Information is a powerful commodity, which helps explain why government seeks so often to curtail the public’s access to it.
Last week in Virginia, newspapers and other media outlets observed Sunshine Week, spotlighting the state’s Freedom of Information Act and how it empowers individual citizens, putting them on an equal standing with government.
Consider the case of Phil and Ellen Winter, residents of Waynesboro, who were dissatisfied with the way the city treasurer was running the office. Using the state’s FOI law, they requested — and eventually received — state and local government documents that portrayed an office in total disarray, one that had been cited by state agencies for mishandling of public funds.
They took their documents to The News Virginian, their local newspaper and a sister publication of The News & Advance, which pursued the story further, uncovering additional evidence of professional incompetence and lax management. As a result, at the next election, the incumbent was voted out of office, ushering in a series of long-reaching reforms in the department.
And all of it was due to the persistence of two individuals and one newspaper.
Because of the impact the couple’s efforts had on their community, the paper nominated them for the American Society of News Editors’ Sunshine Week Local Heroes award. They wound up being third-place honorees in the national competition.
FOI laws are among the most powerful weapons in the citizen’s arsenal when confronted with a government that doesn’t want to open up, doesn’t want to confront internal problems, doesn’t want to clean up corruption or mismanagement.
Several years ago, in one of the most famous uses of Virginia’s FOI law, a Nelson County couple uncovered gross mismanagement and malfeasance in the state Department of Game and Inland Fisheries.
Upset over the proposed closure of the Montebello Fishery, Lee and Paulette Albright sent one FOI request after another to the government agency, seeking the real reason for the fishery’s closure. What they uncovered in their hunt for information was an agency run as a personal fiefdom by its management and advisory board, complete with private trips abroad and paid for with agency dollars.
Many people, unfortunately, think FOI laws are the exclusive domain of news media outlets, if they know anything about them at all.
Government and the news media, in the minds of some folks who harbor disdain for both institutions, deserve each other.
They couldn’t be further from the truth.
The role of news organizations in America’s political structure is to advocate on behalf of openness for all citizens, fighting to keep government and powerful institutions honest, working to empower individuals with the information they need to confront government.
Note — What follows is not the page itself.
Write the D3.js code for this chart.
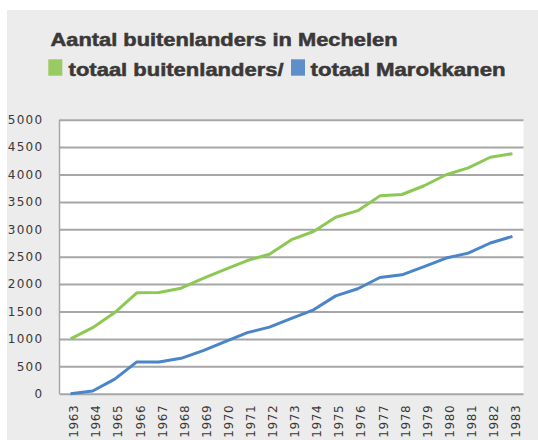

Here in Central Virginia, The News & Advance is rigorous in upholding the concept of open government. We abhor when local government bodies aggressively try to conduct their business out of the public’s sight, as in the recent cases the Appomattox Town Council and the Amherst County Board of Supervisors.
Misuse of laws that lay out the ground rules for a public body’s conducting business behind closed doors only serves to foster mistrust and anger in the general populace, and that’s not good for anyone.
An aggressive news media, though, can’t do it all by itself. The lone editorial voice of one newspaper can’t make an obstinate government official or an arrogant elected body follow the spirit of the law.
It takes an informed citizenry, fighting for its rights and standing up for itself, to do the job.
The media can provide all the information possible to the public, but if citizens don’t take the initiative upon themselves, then ultimately it’s all for naught.
The keystone of the American political system is the individual; if he abdicates his duties as a citizen, then we all are in a heap of trouble.